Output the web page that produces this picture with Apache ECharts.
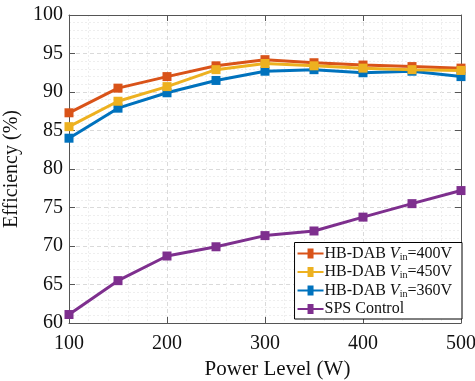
<!DOCTYPE html>
<html><head><meta charset="utf-8">
<script src="https://cdn.jsdelivr.net/npm/echarts@6/dist/echarts.min.js"></script>
<style>html,body{margin:0;padding:0;background:#fff}#c{width:475px;height:381px}</style>
</head><body><div id="c"></div>
<script>
const powerLevels = [100, 150, 200, 250, 300, 350, 400, 450, 500];
const hb400 = [87.3, 90.5, 92.0, 93.4, 94.2, 93.8, 93.5, 93.3, 93.1];
const hb450 = [85.5, 88.8, 90.7, 92.9, 93.7, 93.4, 93.1, 92.9, 92.8];
const hb360 = [84.0, 87.9, 89.9, 91.5, 92.7, 92.9, 92.5, 92.7, 92.0];
const sps = [61.1, 65.5, 68.7, 69.9, 71.35, 71.95, 73.75, 75.5, 77.2];
const yTicks = [60, 65, 70, 75, 80, 85, 90, 95, 100];
const xTicks = [100, 200, 300, 400, 500];
const seriesNames = ['HB-DAB Vin=400V', 'HB-DAB Vin=450V', 'HB-DAB Vin=360V', 'SPS Control'];
const seriesData = [hb400, hb450, hb360, sps];
const colors = ['#D95319', '#EDB120', '#0072BD', '#7E2F8E'];

const font = 'Liberation Serif, Times New Roman, serif';
const chart = echarts.init(document.getElementById('c'), null, {renderer: 'canvas'});

function mk(i) {
  return {
    name: seriesNames[i], type: 'line',
    data: powerLevels.map((p, j) => [p, seriesData[i][j]]),
    symbol: 'rect', symbolSize: 9,
    lineStyle: {color: colors[i], width: 3},
    itemStyle: {color: colors[i]},
    z: [3, 4, 2, 5][i],
    animation: false
  };
}

const axisCommon = {
  axisLine: {show: true, lineStyle: {color: '#555', width: 1}},
  axisTick: {show: true, inside: true, length: 6, lineStyle: {color: '#555'}},
};

chart.setOption({
  animation: false,
  grid: {left: 69, right: 14, top: 15, bottom: 58, containLabel: false, outerBoundsMode: 'none'},
  legend: {
    data: seriesNames,
    orient: 'vertical',
    right: 13, bottom: 62,
    backgroundColor: '#fff',
    borderColor: '#000', borderWidth: 1,
    padding: [3, 10, 2, 3],
    itemGap: 2, itemWidth: 26, itemHeight: 10,
    icon: 'path://M0,4 L10,4 L10,0 L16,0 L16,4 L26,4 L26,6 L16,6 L16,10 L10,10 L10,6 L0,6 Z',
    selectedMode: false,
    textStyle: {
      fontFamily: font, fontSize: 16, color: '#111', padding: [0, 0, 0, -4],
      rich: {
        n: {fontFamily: font, fontSize: 16, color: '#111'},
        v: {fontFamily: font, fontSize: 16, fontStyle: 'italic', color: '#111'},
        s: {fontFamily: font, fontSize: 10, color: '#111', verticalAlign: 'bottom', padding: [7, 0, 0, 0]}
      }
    },
    formatter: function (name) {
      const m = name.match(/^HB-DAB Vin=(.*)$/);
      if (m) return '{n|HB-DAB }{v|V}{s|in}{n|=' + m[1] + '}';
      return '{n|' + name + '}';
    }
  },
  xAxis: [{
    type: 'value', min: 100, max: 500, interval: 100,
    name: 'Power Level (W)', nameLocation: 'middle', nameGap: 35,
    nameTextStyle: {fontFamily: font, fontSize: 21, color: '#111', padding: [0, 0, 0, 25]},
    axisLabel: {fontFamily: font, fontSize: 20, color: '#111', margin: 11,
      formatter: v => xTicks.includes(v) ? String(v) : ''},
    ...axisCommon,
    splitLine: {show: true, lineStyle: {color: '#dadada', type: [4, 3], width: 1}},
    minorTick: {show: true, splitNumber: 5, length: 0},
    minorSplitLine: {show: true, lineStyle: {color: '#eeeeee', type: [2, 2], width: 1}}
  }, {
    type: 'value', min: 100, max: 500, interval: 100, position: 'top',
    axisLabel: {show: false}, ...axisCommon, splitLine: {show: false}
  }],
  yAxis: [{
    type: 'value', min: 60, max: 100, interval: 5,
    name: 'Efficiency (%)', nameLocation: 'middle', nameGap: 37,
    nameTextStyle: {fontFamily: font, fontSize: 20, color: '#111'},
    axisLabel: {fontFamily: font, fontSize: 20, color: '#111', margin: 6,
      formatter: v => yTicks.includes(v) ? String(v) : ''},
    ...axisCommon,
    splitLine: {show: true, lineStyle: {color: '#dadada', type: [4, 3], width: 1}},
    minorTick: {show: true, splitNumber: 5, length: 0},
    minorSplitLine: {show: true, lineStyle: {color: '#eeeeee', type: [2, 2], width: 1}}
  }, {
    type: 'value', min: 60, max: 100, interval: 5, position: 'right',
    axisLabel: {show: false}, ...axisCommon, splitLine: {show: false}
  }],
  series: [0, 1, 2, 3].map(mk)
});
</script></body></html>
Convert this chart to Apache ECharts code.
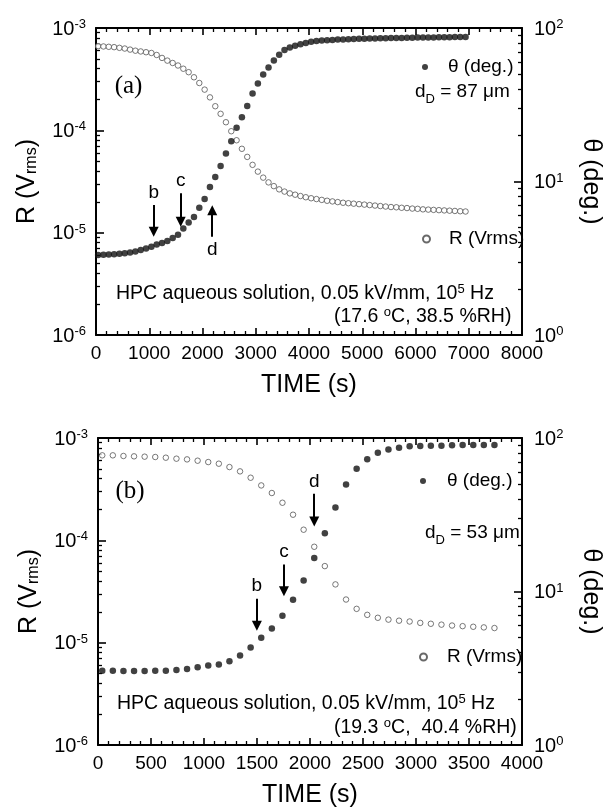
<!DOCTYPE html>
<html><head><meta charset="utf-8">
<script src="https://cdn.jsdelivr.net/npm/echarts@6/dist/echarts.min.js"></script>
<style>html,body{margin:0;padding:0;background:#fff}#c{width:611px;height:809px}</style>
</head><body><div id="c"></div>
<script>
// ---------------- DATA ----------------
const timeA = [40,140,240,340,440,540,640,740,840,940,1040,1140,1240,1340,1440,1540,1640,1740,1840,1940,2040,2140,2240,2340,2440,2540,2640,2740,2840,2940,3040,3140,3240,3340,3440,3540,3640,3740,3840,3940,4040,4140,4240,4340,4440,4540,4640,4740,4840,4940,5040,5140,5240,5340,5440,5540,5640,5740,5840,5940,6040,6140,6240,6340,6440,6540,6640,6740,6840,6940];
const rA = [6.65e-4,6.6e-4,6.55e-4,6.5e-4,6.4e-4,6.3e-4,6.15e-4,6.0e-4,5.9e-4,5.8e-4,
  5.7e-4,5.45e-4,5.1e-4,4.8e-4,4.55e-4,4.3e-4,4.0e-4,3.7e-4,3.3e-4,2.9e-4,
  2.5e-4,2.1e-4,1.72e-4,1.45e-4,1.2e-4,9.8e-5,8.0e-5,6.6e-5,5.5e-5,4.6e-5,
  3.95e-5,3.45e-5,3.1e-5,2.85e-5,2.65e-5,2.52e-5,2.42e-5,2.35e-5,2.28e-5,2.22e-5,
  2.17e-5,2.13e-5,2.09e-5,2.05e-5,2.02e-5,1.99e-5,1.96e-5,1.94e-5,1.92e-5,1.9e-5,
  1.88e-5,1.86e-5,1.84e-5,1.82e-5,1.8e-5,1.78e-5,1.77e-5,1.75e-5,1.74e-5,1.72e-5,
  1.71e-5,1.69e-5,1.68e-5,1.67e-5,1.66e-5,1.65e-5,1.64e-5,1.63e-5,1.62e-5,1.61e-5];
const thetaA = [3.32,3.33,3.34,3.36,3.38,3.41,3.45,3.5,3.58,3.66,
  3.76,3.88,3.98,4.1,4.28,4.5,4.95,5.4,5.88,6.75,
  7.7,9.2,10.7,12.6,15.2,18.3,22.4,26.2,31,37.5,
  43.5,49.8,55.3,61.5,67,71.8,74.5,76.5,78.5,80,
  81.3,82.3,82.8,83.2,83.6,84,84.3,84.6,84.8,85,
  85.2,85.4,85.5,85.7,85.8,86,86.1,86.2,86.3,86.4,
  86.6,86.7,86.8,86.8,86.9,87.1,87.2,87.3,87.4,87.5];

const timeB = [40,140,240,340,440,540,640,740,840,940,1040,1140,1240,1340,1440,1540,1640,1740,1840,1940,2040,2140,2240,2340,2440,2540,2640,2740,2840,2940,3040,3140,3240,3340,3440,3540,3640,3740];
const rB = [6.77e-4,6.77e-4,6.67e-4,6.62e-4,6.57e-4,6.52e-4,6.42e-4,6.28e-4,6.18e-4,6.0e-4,
  5.82e-4,5.61e-4,5.2e-4,4.72e-4,4.09e-4,3.44e-4,2.9e-4,2.33e-4,1.78e-4,1.27e-4,
  8.65e-5,5.6e-5,3.71e-5,2.64e-5,2.14e-5,1.87e-5,1.75e-5,1.68e-5,1.64e-5,1.61e-5,
  1.56e-5,1.53e-5,1.5e-5,1.47e-5,1.45e-5,1.43e-5,1.41e-5,1.39e-5];
const thetaB = [3.05,3.05,3.04,3.04,3.04,3.05,3.05,3.08,3.13,3.21,
  3.29,3.34,3.51,3.83,4.32,4.99,5.74,6.94,8.83,11.8,
  16.5,24.0,35.3,49.7,63.1,72.6,80.2,84.3,86.5,88.3,
  88.7,89.1,89.1,89.6,90.0,90.0,90.0,90.0];

// tick labels
const xTicksA = [0,1000,2000,3000,4000,5000,6000,7000,8000];
const xTicksB = [0,500,1000,1500,2000,2500,3000,3500,4000];
const rExponents = [-6,-5,-4,-3];
const thetaExponents = [0,1,2];

// annotation arrows (data coords: time, R on left axis)
const arrowsA = [
  {label:'b', t:1083, tail:1.86e-5, tip:1.02e-5},
  {label:'c', t:1590, tail:2.43e-5, tip:1.28e-5},
  {label:'d', t:2183, tail:9.1e-6, tip:1.66e-5}
];
const arrowsB = [
  {label:'b', t:1499, tail:2.69e-5, tip:1.46e-5},
  {label:'c', t:1754, tail:5.79e-5, tip:3.18e-5},
  {label:'d', t:2040, tail:2.85e-4, tip:1.53e-4}
];

// ---------------- CHART ----------------
const FONT = "'Liberation Sans', Arial, Helvetica, sans-serif";
const SERIF = "'Liberation Serif', 'Times New Roman', serif";
const BLACK = '#000';
const chart = echarts.init(document.getElementById('c'));

const expRich = () => ({
  b: {fontSize: 20, lineHeight: 20, padding: [8, 0, 6, 0], fontFamily: FONT, color: BLACK},
  s: {fontSize: 13, lineHeight: 13, verticalAlign: 'top', fontFamily: FONT, color: BLACK}
});
const expFmt = v => '{b|10}{s|' + Math.round(Math.log10(v)) + '}';

const frameLine = () => ({show: true, onZero: false, lineStyle: {color: BLACK, width: 2}});
const majorTick = (len) => ({show: true, inside: true, length: len, lineStyle: {color: BLACK, width: 1.6}});
const minorTick = (n) => ({show: true, splitNumber: n, length: 4, lineStyle: {color: BLACK, width: 1.3}});

function xAxes(gi, ticks) {
  const mk = (pos) => ({
    gridIndex: gi, type: 'value', position: pos, min: ticks[0], max: ticks[ticks.length - 1],
    interval: ticks[1] - ticks[0],
    axisLine: frameLine(), axisTick: majorTick(7), minorTick: minorTick(5),
    splitLine: {show: false}, minorSplitLine: {show: false},
    axisLabel: pos === 'bottom'
      ? {show: true, margin: 9, fontSize: 19, fontFamily: FONT, color: BLACK, formatter: v => String(v)}
      : {show: false},
    name: pos === 'bottom' ? 'TIME (s)' : '', nameLocation: 'middle', nameGap: 38,
    nameTextStyle: {fontSize: 25, fontFamily: FONT, color: BLACK}
  });
  return [mk('bottom'), mk('top')];
}
function yAxes(gi) {
  const common = () => ({gridIndex: gi, type: 'log', logBase: 10, splitLine: {show: false}, minorSplitLine: {show: false},
    axisLine: frameLine(), axisTick: majorTick(8), minorTick: minorTick(9)});
  const rMain = Object.assign(common(), {
    position: 'left', min: Math.pow(10, rExponents[0]), max: Math.pow(10, rExponents[rExponents.length - 1]),
    axisLabel: {show: true, margin: 10, formatter: expFmt, rich: expRich()},
    name: '{n|R (V}{sub|rms}{n|)}', nameLocation: 'middle', nameGap: 56,
    nameTextStyle: {rich: {
      n: {fontSize: 25, lineHeight: 26, fontFamily: FONT, color: BLACK},
      sub: {fontSize: 16, lineHeight: 16, verticalAlign: 'bottom', fontFamily: FONT, color: BLACK}
    }}
  });
  const tMain = Object.assign(common(), {
    position: 'right', min: Math.pow(10, thetaExponents[0]), max: Math.pow(10, thetaExponents[thetaExponents.length - 1]),
    axisLabel: {show: true, margin: 12, formatter: expFmt, rich: expRich()},
    name: 'θ (deg.)', nameLocation: 'middle', nameGap: 56, nameRotate: -90,
    nameTextStyle: {fontSize: 25, fontFamily: FONT, color: BLACK}
  });
  return [rMain, tMain];
}

function arrowLines(arrows) {
  return {
    silent: true, animation: false,
    symbol: ['none', 'triangle'], symbolSize: 10,
    lineStyle: {color: BLACK, width: 2, type: 'solid'},
    label: {show: true, position: 'start', formatter: '{b}', distance: 3, fontSize: 19, fontFamily: FONT, color: BLACK},
    emphasis: {disabled: true},
    data: arrows.map(a => [
      {name: a.label, coord: [a.t, a.tail]},
      {name: a.label, coord: [a.t, a.tip]}
    ])
  };
}
function seriesFor(gi, time, r, th, arrows) {
  return [
    {name: 'R (Vrms)', type: 'scatter', xAxisIndex: gi * 2, yAxisIndex: gi * 2,
      data: time.map((t, i) => [t, r[i]]), symbol: 'circle', symbolSize: 5.5,
      itemStyle: {color: '#fff', borderColor: '#444', borderWidth: 0.9}, z: 2,
      markLine: arrowLines(arrows)},
    {name: 'θ (deg.)', type: 'scatter', xAxisIndex: gi * 2, yAxisIndex: gi * 2 + 1,
      data: time.map((t, i) => [t, th[i]]), symbol: 'circle', symbolSize: 6.5,
      itemStyle: {color: '#111'}, z: 3}
  ];
}
function legendAt(name, left, top, size, pad) {
  return {
    data: [{name, icon: 'circle'}], left, top, padding: 0, orient: 'horizontal',
    itemWidth: size, itemHeight: size, selectedMode: false,
    textStyle: {fontSize: 19, lineHeight: 20, fontFamily: FONT, color: BLACK, padding: [0, 0, 0, pad]}
  };
}

const txtRich = () => ({
  n: {fontSize: 19.5, lineHeight: 22, fontFamily: FONT, color: BLACK},
  sup: {fontSize: 13, lineHeight: 13, verticalAlign: 'top', fontFamily: FONT, color: BLACK},
  sub: {fontSize: 13, lineHeight: 13, verticalAlign: 'bottom', fontFamily: FONT, color: BLACK},
  nd: {fontSize: 19, lineHeight: 20, padding: [0, 0, 7, 0], fontFamily: FONT, color: BLACK}
});
function rtext(text, x, y) {
  return {type: 'text', z: 50, style: {text, x, y, rich: txtRich(), align: 'left', textAlign: 'left',
    verticalAlign: 'middle', textVerticalAlign: 'middle'}};
}
function ptext(text, x, y, size, family) {
  return {type: 'text', z: 50, style: {text, x, y, fontSize: size, fontFamily: family, fill: BLACK,
    align: 'center', textAlign: 'center', verticalAlign: 'middle', textVerticalAlign: 'middle'}};
}

chart.setOption({
  animation: false,
  backgroundColor: '#fff',
  grid: [
    {left: 96, top: 28, width: 436, height: 307},
    {left: 98, top: 438, width: 434, height: 308}
  ],
  xAxis: [...xAxes(0, xTicksA), ...xAxes(1, xTicksB)],
  yAxis: [...yAxes(0), ...yAxes(1)],
  legend: [
    legendAt('θ (deg.)', 422, 57, 6, 15),
    legendAt('R (Vrms)', 422, 229, 7, 14),
    legendAt('θ (deg.)', 420, 471, 6, 16),
    legendAt('R (Vrms)', 419, 647, 7, 15)
  ],
  series: [...seriesFor(0, timeA, rA, thetaA, arrowsA), ...seriesFor(1, timeB, rB, thetaB, arrowsB)],
  graphic: [
    ptext('(a)', 128.5, 86, 25, SERIF),
    rtext('{nd|d}{sub|D}{nd| = 87 μm}', 415, 95.5),
    rtext('{n|HPC aqueous solution, 0.05 kV/mm, 10}{sup|5}{n| Hz}', 116, 294),
    rtext('{n|(17.6 }{sup|o}{n|C, 38.5 %RH)}', 334, 317),
    ptext('(b)', 130, 491.5, 25, SERIF),
    rtext('{nd|d}{sub|D}{nd| = 53 μm}', 425, 536.5),
    rtext('{n|HPC aqueous solution, 0.05 kV/mm, 10}{sup|5}{n| Hz}', 117, 704),
    rtext('{n|(19.3 }{sup|o}{n|C,  40.4 %RH)}', 334, 728)
  ]
});
</script>
</body></html>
-------------------------
Pull out every line of the records above that contains the word "Apache".

▸ **Expected output**:
Output the web page that produces this picture with Apache ECharts.
Convert this chart to Apache ECharts code.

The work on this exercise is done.